Presently, there are not enough beds for youth, who often do not feel safe in shelters with adults. When youth are sleeping on subway trains, in parks, and other dangerous places, they are at higher risk of contracting HIV and are less likely to be connected to health care and to become virally suppressed.
“Partnerships with New York City service agencies and community-based organizations are essential to the health and well-being of youth who are homeless, live in unstable housing, and are experiencing multiple challenges that place them a high risk for new or untreated HIV infection,” said Kishani Moreno, GMHC’s Interim Chief Executive Officer and Chief Operating Officer. “Deeper systemic changes are needed to comprehensively address the needs of homeless LGBTQ+ youth, including support for Housing First programs, mental health and substance use treatment, and protection from violence. Preventing youth from sleeping in 24-hour drop-in shelters is not a sound public health solution.”

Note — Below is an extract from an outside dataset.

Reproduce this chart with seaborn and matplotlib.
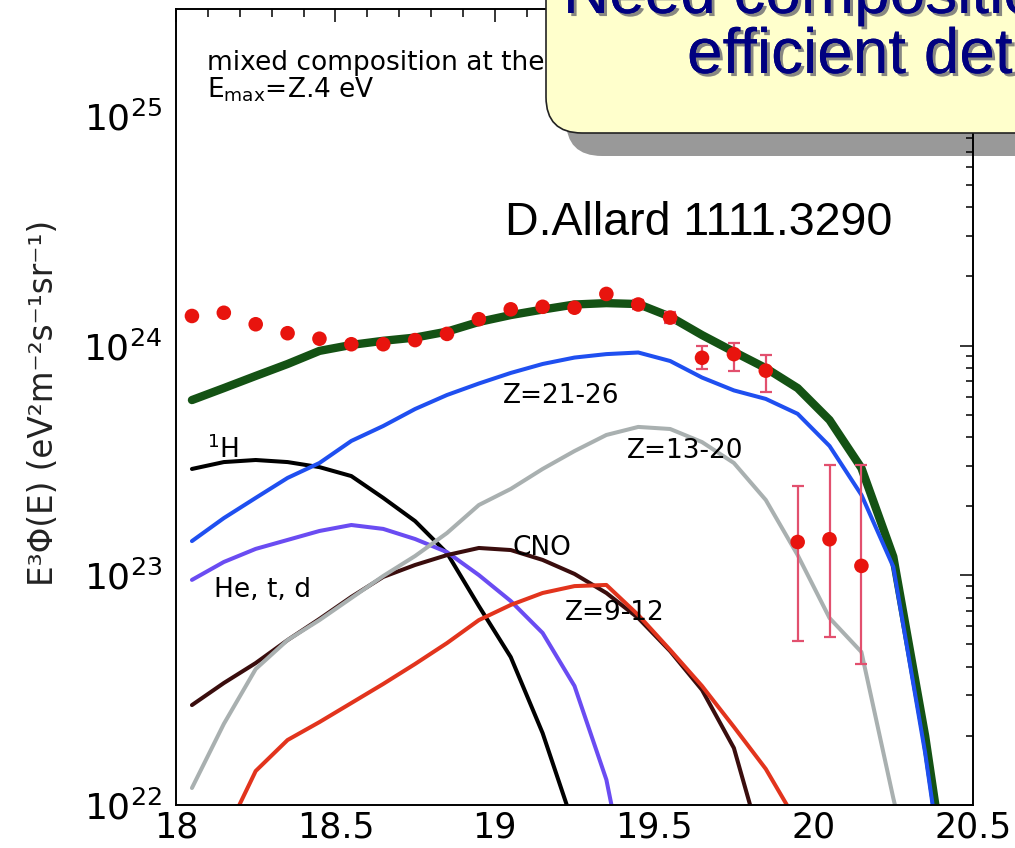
import numpy as np
import pandas as pd
import matplotlib
matplotlib.use("Agg")
import matplotlib.pyplot as plt
import matplotlib.patheffects as pe
from matplotlib.patches import FancyBboxPatch
from matplotlib.transforms import IdentityTransform
from matplotlib.ticker import MultipleLocator, LogLocator, NullFormatter, FixedLocator
import seaborn as sns

# ---- model spectra: log10(E/eV) grid and log10(E^3 Phi) per component ----
nan = np.nan
log_energy = [18.05, 18.15, 18.25, 18.35, 18.45, 18.55, 18.65, 18.75, 18.85,
              18.95, 19.05, 19.15, 19.25, 19.35, 19.45, 19.55, 19.65, 19.75,
              19.85, 19.95, 20.05, 20.15, 20.25, 20.35, 20.45]

log_total = [23.763, 23.815, 23.868, 23.920, 23.977, 24.003, 24.021, 24.035,
             24.061, 24.103, 24.133, 24.157, 24.179, 24.185, 24.181, 24.126,
             24.046, 23.973, 23.902, 23.815, 23.676, 23.467, 23.081, 22.300,
             21.360]
log_z21_26 = [23.149, 23.249, 23.337, 23.424, 23.489, 23.585, 23.650, 23.724,
              23.785, 23.835, 23.881, 23.920, 23.948, 23.963, 23.970, 23.933,
              23.861, 23.805, 23.768, 23.703, 23.563, 23.350, 23.037, 22.226,
              21.260]
log_z13_20 = [22.074, 22.353, 22.592, 22.718, 22.805, 22.901, 22.997, 23.084,
              23.184, 23.306, 23.376, 23.463, 23.541, 23.611, 23.646, 23.637,
              23.580, 23.489, 23.328, 23.088, 22.814, 22.666, 22.030, 21.450,
              nan]
log_proton = [23.463, 23.493, 23.502, 23.493, 23.471, 23.432, 23.337, 23.236,
              23.097, 22.866, 22.644, 22.313, 21.900, nan, nan, nan, nan, nan,
              nan, nan, nan, nan, nan, nan, nan]
log_helium = [22.980, 23.058, 23.115, 23.154, 23.193, 23.219, 23.202, 23.158,
              23.101, 23.001, 22.888, 22.749, 22.518, 22.110, 21.420, nan, nan,
              nan, nan, nan, nan, nan, nan, nan, nan]
log_cno = [22.435, 22.531, 22.618, 22.718, 22.810, 22.906, 22.993, 23.045,
           23.088, 23.119, 23.110, 23.067, 23.006, 22.923, 22.814, 22.670,
           22.501, 22.248, 21.760, nan, nan, nan, nan, nan, nan]
log_z9_12 = [nan, 21.860, 22.148, 22.283, 22.361, 22.444, 22.527, 22.614,
             22.705, 22.805, 22.871, 22.923, 22.953, 22.958, 22.827, 22.675,
             22.518, 22.340, 22.157, 21.920, nan, nan, nan, nan, nan]

# ---- measured spectrum ----
data_log_energy = [18.05, 18.15, 18.25, 18.35, 18.45, 18.55, 18.65, 18.75,
                   18.85, 18.95, 19.05, 19.15, 19.25, 19.35, 19.45, 19.55,
                   19.65, 19.75, 19.85, 19.95, 20.05, 20.15]
data_log_flux = [24.129, 24.143, 24.093, 24.054, 24.030, 24.006, 24.006,
                 24.024, 24.051, 24.115, 24.158, 24.169, 24.165, 24.225,
                 24.179, 24.122, 23.947, 23.963, 23.891, 23.145, 23.157,
                 23.041]
data_log_low = [24.129, 24.143, 24.093, 24.054, 24.030, 24.006, 24.006,
                24.024, 24.051, 24.115, 24.158, 24.169, 24.165, 24.225,
                24.160, 24.100, 23.897, 23.891, 23.799, 22.715, 22.730,
                22.614]
data_log_high = [24.129, 24.143, 24.093, 24.054, 24.030, 24.006, 24.006,
                 24.024, 24.051, 24.115, 24.158, 24.169, 24.165, 24.225,
                 24.198, 24.145, 24.000, 24.010, 23.959, 23.389, 23.480,
                 23.480]

components = ["total", "Z=21-26", "Z=13-20", "1H", "He", "CNO", "Z=9-12"]
draw_order = ["total", "1H", "He", "CNO", "Z=9-12", "Z=13-20", "Z=21-26"]
colors = {"total": "#145214", "Z=21-26": "#1f4ff0", "Z=13-20": "#a9b0b0",
          "1H": "#000000", "He": "#6a4cf2", "CNO": "#3a0d0d",
          "Z=9-12": "#e2341d"}
widths = {name: 2.9 for name in components}
widths["total"] = 6.0

curves = pd.DataFrame({"logE": log_energy, "total": log_total,
                       "Z=21-26": log_z21_26, "Z=13-20": log_z13_20,
                       "1H": log_proton, "He": log_helium, "CNO": log_cno,
                       "Z=9-12": log_z9_12})
long = curves.melt(id_vars="logE", var_name="component",
                   value_name="logflux").dropna()
long["flux"] = 10.0 ** long["logflux"]

points = pd.DataFrame({"logE": data_log_energy, "logflux": data_log_flux,
                       "lo": data_log_low, "hi": data_log_high})
points["flux"] = 10.0 ** points["logflux"]

sns.set_theme(style="white")
plt.rcParams["font.family"] = ["DejaVu Sans"]
plt.rcParams["mathtext.fontset"] = "dejavusans"

W, H = 1015, 848
fig = plt.figure(figsize=(W / 100, H / 100), dpi=100)
fig.patch.set_facecolor("white")
ax = fig.add_axes([176 / W, 43 / H, 797 / W, 796 / H])
ax.set_yscale("log")

for name in draw_order:
    sns.lineplot(data=long[long["component"] == name], x="logE", y="flux",
                 color=colors[name], linewidth=widths[name], estimator=None,
                 sort=False, legend=False, ax=ax)

# error bars for the measured points that carry them
with_err = points[points["hi"] > points["lo"]]
ax.errorbar(with_err["logE"], with_err["flux"],
            yerr=[with_err["flux"] - 10.0 ** with_err["lo"],
                  10.0 ** with_err["hi"] - with_err["flux"]],
            fmt="none", ecolor="#e2506e", elinewidth=1.6, capsize=4.5,
            capthick=1.6, zorder=5)
sns.scatterplot(data=points, x="logE", y="flux", color="#e8140e", s=110,
                edgecolor="none", zorder=6, legend=False, ax=ax)

ax.set_xlim(18, 20.5)
ax.set_ylim(1e22, 10 ** 25.4655)
ax.set_xlabel("")
ax.set_xticks([18, 18.5, 19, 19.5, 20, 20.5])
ax.set_xticklabels(["18", "18.5", "19", "19.5", "20", "20.5"])
ax.xaxis.set_minor_locator(MultipleLocator(0.1))
ax.yaxis.set_major_locator(FixedLocator([1e22, 1e23, 1e24, 1e25]))
ax.yaxis.set_minor_locator(LogLocator(base=10, subs=np.arange(2, 10),
                                      numticks=30))
ax.yaxis.set_minor_formatter(NullFormatter())
ax.tick_params(which="both", direction="in", top=True, right=True,
               width=1.1, color="black", labelcolor="black")
ax.tick_params(which="major", length=9.4)
ax.tick_params(axis="x", which="major", labelsize=25, pad=4)
ax.tick_params(axis="y", which="major", labelsize=26, pad=10)
ax.tick_params(which="minor", length=5.4)
for sp in ax.spines.values():
    sp.set_color("black")
    sp.set_linewidth(1.4)

ax.set_ylabel("E³Φ(E) (eV²m⁻²s⁻¹sr⁻¹)", fontsize=23.5, color="#222222")
ax.yaxis.set_label_coords(-0.146, 0.505)

# curve annotations
label_kw = dict(fontsize=19, color="black", va="baseline", ha="left",
                zorder=7)
ax.text(19.026, 10 ** 23.750, "Z=21-26", **label_kw)
ax.text(19.415, 10 ** 23.511, "Z=13-20", **label_kw)
ax.text(19.054, 10 ** 23.088, "CNO", **label_kw)
ax.text(19.220, 10 ** 22.805, "Z=9-12", **label_kw)
ax.text(18.097, 10 ** 23.511, r"$^{\mathregular{1}}$H", **label_kw)
ax.text(18.119, 10 ** 22.906, "He, t, d", **label_kw)
ax.text(18.097, 10 ** 25.200, "mixed composition at the source",
        **label_kw)
ax.text(18.097, 10 ** 25.082, r"E$_{\mathregular{max}}$=Z.4 eV",
        **label_kw)

# reference tag
fig.text(505 / W, 1 - 235 / H, "D.Allard 1111.3290",
         family=["Liberation Sans", "DejaVu Sans"], fontsize=33.5,
         color="black", va="baseline", ha="left")

# callout box with drop shadow, drawn in pixel coordinates
shadow = FancyBboxPatch((566, H - 156), 600, 260,
                        boxstyle="round,pad=0,rounding_size=36",
                        transform=IdentityTransform(), facecolor="black",
                        edgecolor="none", alpha=0.4, zorder=10)
box = FancyBboxPatch((546, H - 133), 600, 260,
                     boxstyle="round,pad=0,rounding_size=36",
                     transform=IdentityTransform(), facecolor="#ffffcc",
                     edgecolor="#222222", linewidth=1.2, zorder=11)
fig.add_artist(shadow)
fig.add_artist(box)
callout_kw = dict(family=["Liberation Sans", "DejaVu Sans"], fontsize=46,
                  color="#000080", va="baseline", ha="left", zorder=12,
                  path_effects=[pe.withSimplePatchShadow(
                      offset=(2.2, -2.2), shadow_rgbFace="#7a7a7a",
                      alpha=0.9), pe.Normal()])
fig.text(563 / W, 1 - 13 / H, "Need composition sensitive", **callout_kw)
fig.text(687 / W, 1 - 73 / H, "efficient detectors", **callout_kw)

fig.savefig("out.png", dpi=100, facecolor="white")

Instead of NYC picking on homeless LGBTQ+ youth and the organizations that help them, we need solutions that actually work. GMHC advocates for the following to improve the support needed for homeless youth and young adults ages 16 to 24:
- Fund Housing First programs that provide immediate, safe, and supportive housing where youth feel safe and can connect to additional care services;
- Support collocation of community-based organizations with complimentary missions, which structurally facilitates more opportunities for partnerships and decreases barriers to care;
- Increase relationships with corporate funders and other industries that could donate in support of permanent housing and supportive residential programs.
With growing violence throughout the country and in NYC, and all the unjust laws being passed against LGBTQ+ youth, we will see more homeless youth seeking assistance. Yet, when we invest in our youth and the programs that support them to thrive, they are able to continue their education, transition to the workforce—and even help other youth.